In this exercise, return the whole listing exactly, excluding any images.

- - - - -

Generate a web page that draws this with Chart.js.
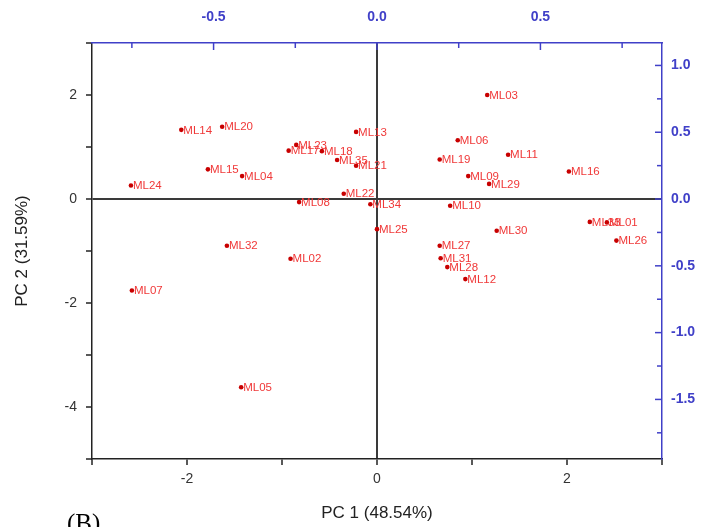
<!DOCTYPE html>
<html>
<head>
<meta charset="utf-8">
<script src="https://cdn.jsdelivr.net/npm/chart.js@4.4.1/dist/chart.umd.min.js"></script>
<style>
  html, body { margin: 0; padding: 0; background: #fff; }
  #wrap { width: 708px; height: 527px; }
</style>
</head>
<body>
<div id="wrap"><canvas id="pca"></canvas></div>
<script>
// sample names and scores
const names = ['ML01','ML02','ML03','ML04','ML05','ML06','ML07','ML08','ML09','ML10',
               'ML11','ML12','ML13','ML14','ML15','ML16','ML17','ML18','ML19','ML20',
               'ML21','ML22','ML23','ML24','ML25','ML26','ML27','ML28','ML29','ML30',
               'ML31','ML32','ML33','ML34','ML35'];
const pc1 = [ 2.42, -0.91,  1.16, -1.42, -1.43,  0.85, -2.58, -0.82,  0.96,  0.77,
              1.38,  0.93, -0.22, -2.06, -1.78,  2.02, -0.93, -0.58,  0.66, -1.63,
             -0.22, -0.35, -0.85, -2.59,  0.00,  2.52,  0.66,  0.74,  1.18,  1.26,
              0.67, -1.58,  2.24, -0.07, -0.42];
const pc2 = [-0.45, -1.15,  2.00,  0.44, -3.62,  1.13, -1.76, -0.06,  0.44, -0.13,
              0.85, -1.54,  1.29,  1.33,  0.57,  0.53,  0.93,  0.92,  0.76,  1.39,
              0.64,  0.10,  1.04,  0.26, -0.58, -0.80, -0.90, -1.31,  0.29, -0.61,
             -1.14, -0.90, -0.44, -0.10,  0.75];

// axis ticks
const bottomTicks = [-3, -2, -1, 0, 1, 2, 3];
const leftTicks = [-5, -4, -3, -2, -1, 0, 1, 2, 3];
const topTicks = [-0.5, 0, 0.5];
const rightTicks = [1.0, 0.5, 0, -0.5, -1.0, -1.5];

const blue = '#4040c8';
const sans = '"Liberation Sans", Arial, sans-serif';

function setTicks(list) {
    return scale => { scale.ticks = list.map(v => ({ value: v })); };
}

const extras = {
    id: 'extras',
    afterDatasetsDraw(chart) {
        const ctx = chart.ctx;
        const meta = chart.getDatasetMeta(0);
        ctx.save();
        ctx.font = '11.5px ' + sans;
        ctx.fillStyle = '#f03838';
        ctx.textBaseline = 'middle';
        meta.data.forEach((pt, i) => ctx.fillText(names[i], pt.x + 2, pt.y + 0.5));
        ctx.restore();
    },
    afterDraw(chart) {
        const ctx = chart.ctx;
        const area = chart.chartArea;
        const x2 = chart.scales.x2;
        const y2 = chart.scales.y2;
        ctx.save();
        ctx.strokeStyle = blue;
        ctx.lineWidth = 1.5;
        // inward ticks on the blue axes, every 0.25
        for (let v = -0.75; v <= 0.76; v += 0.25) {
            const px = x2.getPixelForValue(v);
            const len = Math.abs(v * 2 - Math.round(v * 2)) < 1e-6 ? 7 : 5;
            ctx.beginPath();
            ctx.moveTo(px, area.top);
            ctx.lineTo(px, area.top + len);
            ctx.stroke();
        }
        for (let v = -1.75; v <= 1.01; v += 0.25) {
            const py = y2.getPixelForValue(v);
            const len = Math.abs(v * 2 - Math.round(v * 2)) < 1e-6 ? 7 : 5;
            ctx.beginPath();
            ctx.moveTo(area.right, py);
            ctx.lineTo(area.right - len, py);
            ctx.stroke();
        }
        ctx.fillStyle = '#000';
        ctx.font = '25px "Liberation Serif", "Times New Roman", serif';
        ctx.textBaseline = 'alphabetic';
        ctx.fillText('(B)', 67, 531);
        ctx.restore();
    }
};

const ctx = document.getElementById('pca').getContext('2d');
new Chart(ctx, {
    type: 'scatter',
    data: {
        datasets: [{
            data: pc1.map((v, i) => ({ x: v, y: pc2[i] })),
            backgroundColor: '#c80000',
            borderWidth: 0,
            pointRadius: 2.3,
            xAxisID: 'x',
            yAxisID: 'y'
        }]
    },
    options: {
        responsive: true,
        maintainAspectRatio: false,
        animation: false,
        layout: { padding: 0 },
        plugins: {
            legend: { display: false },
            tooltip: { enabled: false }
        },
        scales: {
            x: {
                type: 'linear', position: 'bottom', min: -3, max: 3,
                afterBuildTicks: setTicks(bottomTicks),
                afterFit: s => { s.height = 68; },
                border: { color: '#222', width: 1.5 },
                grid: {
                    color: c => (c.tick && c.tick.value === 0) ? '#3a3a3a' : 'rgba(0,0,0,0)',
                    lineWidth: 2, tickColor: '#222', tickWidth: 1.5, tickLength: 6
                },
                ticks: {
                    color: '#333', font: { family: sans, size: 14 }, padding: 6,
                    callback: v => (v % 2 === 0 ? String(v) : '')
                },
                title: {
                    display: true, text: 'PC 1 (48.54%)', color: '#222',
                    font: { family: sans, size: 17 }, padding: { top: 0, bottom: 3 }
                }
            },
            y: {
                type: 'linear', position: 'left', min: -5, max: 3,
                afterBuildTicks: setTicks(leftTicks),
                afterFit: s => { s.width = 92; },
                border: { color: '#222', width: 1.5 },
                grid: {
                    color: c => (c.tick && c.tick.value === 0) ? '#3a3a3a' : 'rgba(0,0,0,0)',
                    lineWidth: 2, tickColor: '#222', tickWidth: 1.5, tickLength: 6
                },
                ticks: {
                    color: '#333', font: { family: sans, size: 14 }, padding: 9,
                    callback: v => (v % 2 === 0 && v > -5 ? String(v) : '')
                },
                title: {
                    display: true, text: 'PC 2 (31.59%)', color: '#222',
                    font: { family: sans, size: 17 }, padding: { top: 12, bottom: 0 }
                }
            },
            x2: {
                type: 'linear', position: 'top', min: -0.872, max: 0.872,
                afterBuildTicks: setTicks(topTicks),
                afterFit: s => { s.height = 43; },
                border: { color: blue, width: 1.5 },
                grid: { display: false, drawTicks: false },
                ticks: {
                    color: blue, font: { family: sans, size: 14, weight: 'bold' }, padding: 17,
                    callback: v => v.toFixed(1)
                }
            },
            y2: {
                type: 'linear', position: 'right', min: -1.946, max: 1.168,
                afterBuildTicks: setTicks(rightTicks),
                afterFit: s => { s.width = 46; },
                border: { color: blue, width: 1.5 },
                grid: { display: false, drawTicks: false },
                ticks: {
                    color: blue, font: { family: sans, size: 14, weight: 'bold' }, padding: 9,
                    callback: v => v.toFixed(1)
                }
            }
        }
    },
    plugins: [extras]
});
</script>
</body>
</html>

- - - - -

= OUTPUT FOR THIS EXERCISE =
Generate a web page that draws this with Chart.js.
<!DOCTYPE html>
<html>
<head>
<meta charset="utf-8">
<script src="https://cdn.jsdelivr.net/npm/chart.js@4.4.1/dist/chart.umd.min.js"></script>
<style>
  html, body { margin: 0; padding: 0; background: #fff; }
  #wrap { width: 708px; height: 527px; }
</style>
</head>
<body>
<div id="wrap"><canvas id="pca"></canvas></div>
<script>
// sample names and scores
const names = ['ML01','ML02','ML03','ML04','ML05','ML06','ML07','ML08','ML09','ML10',
               'ML11','ML12','ML13','ML14','ML15','ML16','ML17','ML18','ML19','ML20',
               'ML21','ML22','ML23','ML24','ML25','ML26','ML27','ML28','ML29','ML30',
               'ML31','ML32','ML33','ML34','ML35'];
const pc1 = [ 2.42, -0.91,  1.16, -1.42, -1.43,  0.85, -2.58, -0.82,  0.96,  0.77,
              1.38,  0.93, -0.22, -2.06, -1.78,  2.02, -0.93, -0.58,  0.66, -1.63,
             -0.22, -0.35, -0.85, -2.59,  0.00,  2.52,  0.66,  0.74,  1.18,  1.26,
              0.67, -1.58,  2.24, -0.07, -0.42];
const pc2 = [-0.45, -1.15,  2.00,  0.44, -3.62,  1.13, -1.76, -0.06,  0.44, -0.13,
              0.85, -1.54,  1.29,  1.33,  0.57,  0.53,  0.93,  0.92,  0.76,  1.39,
              0.64,  0.10,  1.04,  0.26, -0.58, -0.80, -0.90, -1.31,  0.29, -0.61,
             -1.14, -0.90, -0.44, -0.10,  0.75];

// axis ticks
const bottomTicks = [-3, -2, -1, 0, 1, 2, 3];
const leftTicks = [-5, -4, -3, -2, -1, 0, 1, 2, 3];
const topTicks = [-0.5, 0, 0.5];
const rightTicks = [1.0, 0.5, 0, -0.5, -1.0, -1.5];

const blue = '#4040c8';
const sans = '"Liberation Sans", Arial, sans-serif';

function setTicks(list) {
    return scale => { scale.ticks = list.map(v => ({ value: v })); };
}

const extras = {
    id: 'extras',
    afterDatasetsDraw(chart) {
        const ctx = chart.ctx;
        const meta = chart.getDatasetMeta(0);
        ctx.save();
        ctx.font = '11.5px ' + sans;
        ctx.fillStyle = '#f03838';
        ctx.textBaseline = 'middle';
        meta.data.forEach((pt, i) => ctx.fillText(names[i], pt.x + 2, pt.y + 0.5));
        ctx.restore();
    },
    afterDraw(chart) {
        const ctx = chart.ctx;
        const area = chart.chartArea;
        const x2 = chart.scales.x2;
        const y2 = chart.scales.y2;
        ctx.save();
        ctx.strokeStyle = blue;
        ctx.lineWidth = 1.5;
        // inward ticks on the blue axes, every 0.25
        for (let v = -0.75; v <= 0.76; v += 0.25) {
            const px = x2.getPixelForValue(v);
            const len = Math.abs(v * 2 - Math.round(v * 2)) < 1e-6 ? 7 : 5;
            ctx.beginPath();
            ctx.moveTo(px, area.top);
            ctx.lineTo(px, area.top + len);
            ctx.stroke();
        }
        for (let v = -1.75; v <= 1.01; v += 0.25) {
            const py = y2.getPixelForValue(v);
            const len = Math.abs(v * 2 - Math.round(v * 2)) < 1e-6 ? 7 : 5;
            ctx.beginPath();
            ctx.moveTo(area.right, py);
            ctx.lineTo(area.right - len, py);
            ctx.stroke();
        }
        ctx.fillStyle = '#000';
        ctx.font = '25px "Liberation Serif", "Times New Roman", serif';
        ctx.textBaseline = 'alphabetic';
        ctx.fillText('(B)', 67, 531);
        ctx.restore();
    }
};

const ctx = document.getElementById('pca').getContext('2d');
new Chart(ctx, {
    type: 'scatter',
    data: {
        datasets: [{
            data: pc1.map((v, i) => ({ x: v, y: pc2[i] })),
            backgroundColor: '#c80000',
            borderWidth: 0,
            pointRadius: 2.3,
            xAxisID: 'x',
            yAxisID: 'y'
        }]
    },
    options: {
        responsive: true,
        maintainAspectRatio: false,
        animation: false,
        layout: { padding: 0 },
        plugins: {
            legend: { display: false },
            tooltip: { enabled: false }
        },
        scales: {
            x: {
                type: 'linear', position: 'bottom', min: -3, max: 3,
                afterBuildTicks: setTicks(bottomTicks),
                afterFit: s => { s.height = 68; },
                border: { color: '#222', width: 1.5 },
                grid: {
                    color: c => (c.tick && c.tick.value === 0) ? '#3a3a3a' : 'rgba(0,0,0,0)',
                    lineWidth: 2, tickColor: '#222', tickWidth: 1.5, tickLength: 6
                },
                ticks: {
                    color: '#333', font: { family: sans, size: 14 }, padding: 6,
                    callback: v => (v % 2 === 0 ? String(v) : '')
                },
                title: {
                    display: true, text: 'PC 1 (48.54%)', color: '#222',
                    font: { family: sans, size: 17 }, padding: { top: 0, bottom: 3 }
                }
            },
            y: {
                type: 'linear', position: 'left', min: -5, max: 3,
                afterBuildTicks: setTicks(leftTicks),
                afterFit: s => { s.width = 92; },
                border: { color: '#222', width: 1.5 },
                grid: {
                    color: c => (c.tick && c.tick.value === 0) ? '#3a3a3a' : 'rgba(0,0,0,0)',
                    lineWidth: 2, tickColor: '#222', tickWidth: 1.5, tickLength: 6
                },
                ticks: {
                    color: '#333', font: { family: sans, size: 14 }, padding: 9,
                    callback: v => (v % 2 === 0 && v > -5 ? String(v) : '')
                },
                title: {
                    display: true, text: 'PC 2 (31.59%)', color: '#222',
                    font: { family: sans, size: 17 }, padding: { top: 12, bottom: 0 }
                }
            },
            x2: {
                type: 'linear', position: 'top', min: -0.872, max: 0.872,
                afterBuildTicks: setTicks(topTicks),
                afterFit: s => { s.height = 43; },
                border: { color: blue, width: 1.5 },
                grid: { display: false, drawTicks: false },
                ticks: {
                    color: blue, font: { family: sans, size: 14, weight: 'bold' }, padding: 17,
                    callback: v => v.toFixed(1)
                }
            },
            y2: {
                type: 'linear', position: 'right', min: -1.946, max: 1.168,
                afterBuildTicks: setTicks(rightTicks),
                afterFit: s => { s.width = 46; },
                border: { color: blue, width: 1.5 },
                grid: { display: false, drawTicks: false },
                ticks: {
                    color: blue, font: { family: sans, size: 14, weight: 'bold' }, padding: 9,
                    callback: v => v.toFixed(1)
                }
            }
        }
    },
    plugins: [extras]
});
</script>
</body>
</html>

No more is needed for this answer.